The Washington Redskins keep releases valiant defensive treatises regarding the NFL franchise’s racist nickname. In each of them, they note how many American high schools are also nicknamed the Redskins.

This is almost certainly the last Cooperstown Central Redskins football team — CooperstownCS.org
This is almost certainly the last Cooperstown Central Redskins football team — CooperstownCS.org

There’s just one ironic detail about this latest Washington charm offensive: In the same week that they were extolling the virtues of the Redskins as a nickname, the students of one school whose teams are still called the ‘Skins voted to change their nickname, poste haste.

As reported by the Associated Press, teams competing for Cooperstown (N.Y.) Central High will no longer be known as the Redskins as soon as the school board selects a mascot/nicnkname replacement.

The Daily Star of Oneonta first reported that Cooperstown high school and middle school students had voted to change the district’s mascot.

The Cooperstown Central Redskins helmet — Mascotdb.com
The Cooperstown Central Redskins helmet — Mascotdb.com

Unlike the Washington Redskins, Cooperstown Central had more of a justification for naming its teams after a Native American figure. Cooperstown was the hometown of famed author James Fenimore Cooper, who penned “The Last of the Mohicans” among other tomes. As it stands, Cooper’s legacy with the school may not end with the Redskins nickname’s demise.
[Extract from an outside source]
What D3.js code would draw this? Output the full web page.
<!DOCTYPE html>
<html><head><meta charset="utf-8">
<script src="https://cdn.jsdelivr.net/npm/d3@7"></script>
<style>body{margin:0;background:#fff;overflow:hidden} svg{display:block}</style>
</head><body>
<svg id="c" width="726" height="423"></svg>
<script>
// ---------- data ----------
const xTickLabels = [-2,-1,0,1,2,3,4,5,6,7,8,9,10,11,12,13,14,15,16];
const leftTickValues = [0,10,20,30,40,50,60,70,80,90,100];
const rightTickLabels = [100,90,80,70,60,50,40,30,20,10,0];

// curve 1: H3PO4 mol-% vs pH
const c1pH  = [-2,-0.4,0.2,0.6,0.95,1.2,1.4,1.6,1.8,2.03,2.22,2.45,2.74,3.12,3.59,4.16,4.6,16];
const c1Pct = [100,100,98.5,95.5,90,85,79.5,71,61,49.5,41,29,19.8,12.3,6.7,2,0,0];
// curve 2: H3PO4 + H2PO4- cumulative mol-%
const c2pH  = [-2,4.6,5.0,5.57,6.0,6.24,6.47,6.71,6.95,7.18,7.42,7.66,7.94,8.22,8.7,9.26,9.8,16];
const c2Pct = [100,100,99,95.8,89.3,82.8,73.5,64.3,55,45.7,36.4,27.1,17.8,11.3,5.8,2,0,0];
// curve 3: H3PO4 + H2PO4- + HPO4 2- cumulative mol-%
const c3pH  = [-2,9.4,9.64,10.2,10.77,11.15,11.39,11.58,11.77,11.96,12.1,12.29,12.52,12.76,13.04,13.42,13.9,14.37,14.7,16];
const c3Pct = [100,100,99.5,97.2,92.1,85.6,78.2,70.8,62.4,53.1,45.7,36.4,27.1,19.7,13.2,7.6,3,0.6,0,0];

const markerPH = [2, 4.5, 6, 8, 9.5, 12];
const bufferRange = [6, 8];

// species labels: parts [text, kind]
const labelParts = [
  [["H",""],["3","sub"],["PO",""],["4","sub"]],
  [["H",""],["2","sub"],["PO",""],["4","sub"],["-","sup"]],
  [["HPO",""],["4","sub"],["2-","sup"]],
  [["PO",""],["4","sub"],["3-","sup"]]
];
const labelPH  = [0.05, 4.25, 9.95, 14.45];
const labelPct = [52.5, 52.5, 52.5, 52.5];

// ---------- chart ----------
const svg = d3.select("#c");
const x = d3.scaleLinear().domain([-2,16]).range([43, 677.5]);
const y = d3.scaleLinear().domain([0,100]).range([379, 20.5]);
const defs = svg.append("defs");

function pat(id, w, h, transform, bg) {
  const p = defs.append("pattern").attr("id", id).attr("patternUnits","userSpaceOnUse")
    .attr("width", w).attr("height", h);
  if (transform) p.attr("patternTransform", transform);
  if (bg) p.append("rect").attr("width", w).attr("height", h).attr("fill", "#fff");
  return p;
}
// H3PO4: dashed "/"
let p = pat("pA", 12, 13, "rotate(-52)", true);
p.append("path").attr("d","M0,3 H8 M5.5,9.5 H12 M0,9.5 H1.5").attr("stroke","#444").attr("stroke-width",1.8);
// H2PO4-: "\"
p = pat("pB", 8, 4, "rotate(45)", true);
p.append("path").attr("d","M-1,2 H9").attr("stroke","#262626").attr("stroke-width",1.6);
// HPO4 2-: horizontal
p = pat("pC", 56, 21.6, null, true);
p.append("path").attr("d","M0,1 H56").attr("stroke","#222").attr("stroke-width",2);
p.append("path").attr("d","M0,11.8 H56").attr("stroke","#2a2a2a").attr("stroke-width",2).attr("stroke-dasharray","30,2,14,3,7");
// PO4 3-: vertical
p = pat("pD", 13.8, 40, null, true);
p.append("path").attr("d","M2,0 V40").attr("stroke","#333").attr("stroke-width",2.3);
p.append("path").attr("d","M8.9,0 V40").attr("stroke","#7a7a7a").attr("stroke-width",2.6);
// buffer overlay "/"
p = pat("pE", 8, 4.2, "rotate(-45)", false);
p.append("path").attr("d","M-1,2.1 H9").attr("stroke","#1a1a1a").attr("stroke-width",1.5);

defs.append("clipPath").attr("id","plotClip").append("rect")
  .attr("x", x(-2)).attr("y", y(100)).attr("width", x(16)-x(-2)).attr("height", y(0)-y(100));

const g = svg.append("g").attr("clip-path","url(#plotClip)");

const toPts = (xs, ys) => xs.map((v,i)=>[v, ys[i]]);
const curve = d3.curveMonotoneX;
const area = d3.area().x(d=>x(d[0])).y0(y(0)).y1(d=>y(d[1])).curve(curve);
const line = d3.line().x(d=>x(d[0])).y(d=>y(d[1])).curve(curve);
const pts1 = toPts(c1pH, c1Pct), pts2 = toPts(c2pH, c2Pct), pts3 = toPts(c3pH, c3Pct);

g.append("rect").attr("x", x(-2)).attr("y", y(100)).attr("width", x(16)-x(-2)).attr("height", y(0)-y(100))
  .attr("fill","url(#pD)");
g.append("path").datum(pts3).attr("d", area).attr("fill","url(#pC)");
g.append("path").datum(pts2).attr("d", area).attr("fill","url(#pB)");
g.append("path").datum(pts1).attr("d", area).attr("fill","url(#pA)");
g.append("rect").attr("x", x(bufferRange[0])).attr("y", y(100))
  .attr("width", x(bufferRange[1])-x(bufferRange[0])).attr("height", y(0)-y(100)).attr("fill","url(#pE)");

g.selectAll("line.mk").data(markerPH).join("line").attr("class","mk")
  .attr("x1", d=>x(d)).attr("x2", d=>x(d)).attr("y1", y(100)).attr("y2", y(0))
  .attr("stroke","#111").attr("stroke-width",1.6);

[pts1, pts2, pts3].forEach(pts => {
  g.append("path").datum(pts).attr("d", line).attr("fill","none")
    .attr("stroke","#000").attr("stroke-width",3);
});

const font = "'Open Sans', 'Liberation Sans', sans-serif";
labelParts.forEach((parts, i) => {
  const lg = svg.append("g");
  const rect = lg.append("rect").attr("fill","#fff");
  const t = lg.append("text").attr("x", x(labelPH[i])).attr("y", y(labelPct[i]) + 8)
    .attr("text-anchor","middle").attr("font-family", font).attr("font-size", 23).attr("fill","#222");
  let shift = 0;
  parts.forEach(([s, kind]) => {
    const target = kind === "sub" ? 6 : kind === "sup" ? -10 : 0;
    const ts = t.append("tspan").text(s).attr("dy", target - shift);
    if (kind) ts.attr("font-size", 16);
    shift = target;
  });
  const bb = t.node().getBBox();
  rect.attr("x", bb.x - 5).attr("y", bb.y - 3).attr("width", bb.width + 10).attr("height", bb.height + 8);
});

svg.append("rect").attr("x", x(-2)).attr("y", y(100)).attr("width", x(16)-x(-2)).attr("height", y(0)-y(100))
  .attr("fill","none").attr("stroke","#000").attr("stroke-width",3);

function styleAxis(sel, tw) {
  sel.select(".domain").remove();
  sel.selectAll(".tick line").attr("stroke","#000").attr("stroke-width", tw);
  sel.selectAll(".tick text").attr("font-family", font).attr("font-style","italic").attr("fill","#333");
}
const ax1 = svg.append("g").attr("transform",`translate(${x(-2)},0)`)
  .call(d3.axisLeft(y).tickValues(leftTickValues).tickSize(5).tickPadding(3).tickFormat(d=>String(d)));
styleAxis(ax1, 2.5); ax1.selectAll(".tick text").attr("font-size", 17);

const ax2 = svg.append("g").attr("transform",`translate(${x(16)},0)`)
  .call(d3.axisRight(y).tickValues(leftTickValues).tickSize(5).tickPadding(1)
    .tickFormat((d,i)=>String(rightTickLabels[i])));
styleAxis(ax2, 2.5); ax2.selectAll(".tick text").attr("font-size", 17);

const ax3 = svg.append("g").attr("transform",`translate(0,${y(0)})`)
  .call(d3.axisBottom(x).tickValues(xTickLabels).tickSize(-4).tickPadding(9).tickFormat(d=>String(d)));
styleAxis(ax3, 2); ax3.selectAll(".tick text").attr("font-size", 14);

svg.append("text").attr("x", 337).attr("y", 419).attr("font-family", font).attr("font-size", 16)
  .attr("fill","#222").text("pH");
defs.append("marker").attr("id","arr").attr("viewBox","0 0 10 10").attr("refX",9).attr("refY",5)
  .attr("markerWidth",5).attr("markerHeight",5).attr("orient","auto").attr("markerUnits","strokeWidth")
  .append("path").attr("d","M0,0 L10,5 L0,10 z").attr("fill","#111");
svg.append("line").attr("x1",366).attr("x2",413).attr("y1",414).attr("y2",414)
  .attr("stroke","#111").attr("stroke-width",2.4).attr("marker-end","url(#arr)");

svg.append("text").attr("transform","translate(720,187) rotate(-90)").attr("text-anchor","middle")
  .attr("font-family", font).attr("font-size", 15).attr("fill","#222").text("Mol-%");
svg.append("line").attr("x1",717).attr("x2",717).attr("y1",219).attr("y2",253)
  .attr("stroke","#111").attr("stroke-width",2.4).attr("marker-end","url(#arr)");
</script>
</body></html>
The AP reported that Deerslayers, Hawkeyes and Pathfinders, all characters in Cooper novels, are the current favored mascots to take the Redskins’ place.

That all of this rather civilized civic action is occurring just hours north of the NFL home of Daniel Snyder’s riches should not go unnoticed. On Monday, Tuesday and Wednesday, the Redskins released profiles of high schools that still use the Redskins moniker as the nom de participation of their sports programs with pride.

If only Snyder had taken notice of things going on in New York, the franchise’s defense of its outdated, traditional name might not have been undercut by a bunch of teenagers who are apparently more mature than the NFL owner himself. The Cooperstown students may not have intended to undercut Snyder's larger strategic point, but they hardly could have been more persuasive, or effective.